The reason is 2010. A census was conducted in 2010 just as it was in 2020. Based on the census, the number of Congressional electors is reallocated among the states. Within each state, the federal and state legislative districts are then redrawn as well. It is a time of gerrymandering where political parties slice and dice the electorate to maximize their control of the legislature. For Democrats, the 2010 elections were a disaster of catastrophic proportions. While all the results cannot be attributed to Obamacare, there is no doubt that the 2010 election greatly aided the Republican Party in asserting its control over many state legislatures. Democrats can still win state-wide elections for Governor or Senator in those states, but it would take a tsunami to end Republican control in the state legislatures.
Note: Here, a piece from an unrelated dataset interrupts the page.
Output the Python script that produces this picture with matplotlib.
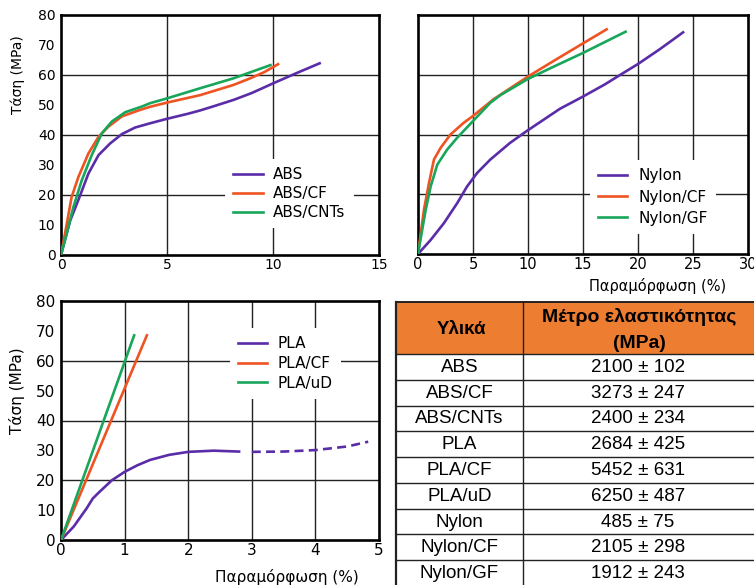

How do you measure the cost of the benefit of healthcare versus the loss of state legislatures? Johnson knew the Democrats were going to lose and decided the merits of civil rights outweighed the political loss of the Confederate vote. Would Obama still have supported Obamacare right out the box (while Ted Kennedy was still alive), if he had known the political consequences?

Unfortunately for Democrats, the situation is even worse for Democrats following the 2020 census. Despite the changes in population and the demographics, Republicans rule in more state legislatures than Democrats. It is becoming increasingly more difficult to have battleground Congressional districts. They still exist but their numbers dwindle.

What makes the situation worse for Democrats, is that the rules of the game have change. It is not just about gerrymandering now. There is voter suppression. There are compliant Secretaries of State who are obedient to a candidate and not to the Constitution or the rule of law. There are changes in voting rules empowering state legislatures to select electors instead of leaving it to the people. The list of restrictions to determine the desired outcome continues with even more laws promised in 2022 to ensure that only Trumpican candidates prevail with there being little the Democrats can do about it. The changed environment means the country is on 2010 with steroids. Democratic governors are fighting state legislatures that have had non-Democratic majorities since 2010. This too is part of the cost of Obamacare.

We may not even have to wait for 2024 to have electoral chaos.

I don’t know if the math exists to calculate the benefits from Obamacare versus the costs of Donald Trump.

Soon there will be another round of unintended consequences. The decades long quest by the anti-abortion forces finally will prevail just as the Temperance movement eventually had an amendment passed. What will happen then?

On January 6, Trumpican insurrectionists said if they could not rely on the Supreme Court then they had no choice but to take matters into their own hands. By 2024, both sides in America’s Third Civil War may feel the same way.